2)The second scenario for China suggested it would be hit by rising protectionism in the US and Europe. Its growth rates would slow and it would be forced to focus more on Asian markets. Such an outcome could have serious implications for US and European multi-national companies and encourage them to shift more manufacturing to India. But domestic consumption might increase strongly as the government sought to offset falling external demand. It could also help stimulate regional trade. “It could change from Asia exporting through China to China exporting through Asia,” said one executive.
3)The gloomiest scenario was one of unfulfilled promise. Because of a stalling reform drive, GDP growth rates would fall increasing the risks of operating in China. Social instability would rise. It would become increasingly difficult to enforce the rule of law. Environmental problems would multiply. But business opportunities could emerge for companies seeking to provide private sector solutions to public sector problems. For example, sales of water filters might rise as effluent controls failed. Private education and healthcare sectors could flourish. Private wealth management companies could also boom as Chinese sought to move more money offshore. “Citibank made a fortune out of the Indonesian crisis,” noted one participant.
The audience also considered the good, not-so-good, and ugly scenarios for India.
1)In the brightest, India’s growth rate accelerated as reforms gained critical mass and the country reaped the democratic dividend. “In India the saying is that you do it without the government, but what is happening now is that you are doing it with the government.” It is assumed that this would hugely encourage the growth of Indian brands and MNCs. The healthcare, manufacturing, and infrastructure sectors all thrive. As in China, foreign companies will have difficulty in finding and keeping talented workers because of the competitive intensity. Increasing environmental concerns will also force companies to use cleaner energy.
2)The “Bollyworld” scenario suggests that India will expand by 6 per cent, higher than the old “Hindu rate of growth” but lower than potential. Reforms are inconsistent and ineffective. Education, water, and healthcare are all envisaged as promising sectors. This is a world in which it pays to be embedded. Private equity businesses could flourish in this environment as investors make a good return over the next five to seven years before things turn sour. “We would go into sustain mode,” says one executive. “Sit there and wait until the next wave. What is key is the political will. Every time India goes up it gets buggered up by politicians.”
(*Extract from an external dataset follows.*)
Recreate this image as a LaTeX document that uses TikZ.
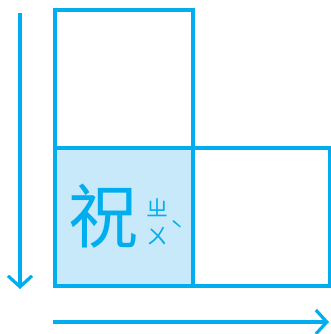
\documentclass[tikz,border=0pt]{standalone}
\usepackage{fontspec}
\newfontfamily\cjk{Noto Sans CJK TC}
\usetikzlibrary{arrows.meta}
\definecolor{cy}{HTML}{00AEEF}
\definecolor{lb}{HTML}{C8E9F9}
\begin{document}
\begin{tikzpicture}[x=1pt,y=-1pt,
  sq/.style={draw=cy,line width=3.6pt},
  axis/.style={draw=cy,line width=3.2pt,-{Straight Barb[length=11pt,width=24pt,line width=3.2pt]}},
  big/.style={text=cy,font=\cjk\fontsize{70}{70}\selectfont,inner sep=0pt},
  small/.style={text=cy,font=\cjk\fontsize{22}{22}\selectfont,inner sep=0pt}]
\useasboundingbox (0,0) rectangle (331,334);
\path[sq] (55,10) rectangle (193,148);
\path[sq,fill=lb] (55,148) rectangle (193,286);
\path[sq] (193,148) rectangle (330,286);
\coordinate (vs) at (20,13);
\coordinate (ve) at (20,289);
\coordinate (hs) at (53,322);
\coordinate (he) at (329,322);
\draw[axis] (vs) -- (ve);
\draw[axis] (hs) -- (he);
\node[big] (zhu) at (103,216) {祝};
\node[small] (b1) at (157,208) {ㄓ};
\node[small] (b2) at (157,236) {ㄨ};
\node[small] (tone) at (177,230) {ˋ};
\end{tikzpicture}
\end{document}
3)The third scenario – slow growth of 4 per cent – is not fully explored, not for lack of pessimists, but for lack of participants. Lucky India. A nodding head or two in the audience suggests that China and India are not as exciting as everyone seems to think – or that the high-octane Davos agenda is taking its toll.
In the final session, the group plays the favourite boardroom game of the moment: compare and contrast the opportunities and threats of India and China for the rest of the decade. Several points emerge.
China has invested more in basic education than India and will continue to reap the benefits over the next five to six years. On the other hand, India’s manufacturing could be more robust because it adds more value to its products. Although China exports nine times as much to the US as India, the average price of India’s exports is twice as high as those from China.
One Indian participant argued that the Chinese currency would have to be revalued by 30 per cent by 2010 to help unwind global economic imbalances. But this idea was firmly rejected by the Chinese participants. “If China appreciates its currency by 30-40 per cent it would be a disaster.” Chinese companies, which already operate on wafer-thin margins, would not be able to upgrade that quickly. Even the recent revaluation of 3-4 per cent was putting huge pressure on margins.
One US businessman also raised the bugbear of intellectual property rights. A Chinese journalist responded that counterfeiting might not be such a bad thing because it helped spread awareness of western brands in China. His interlocutor was unconvinced: “If China does not get on an upward curve in 10 to 15 years from now it will threaten the private sector R&D model globally.” But, he argued, that was a huge problem for China’s local politicians because the competitive advantage of their regions was piracy.
Perhaps the most telling point was that China would not necessarily be in constant competition with India. The two could work as partners. It might not be a question of China or India, but China and India. Next year, China is likely to overtake the US as India’s largest trading partner. Chindia could become a reality.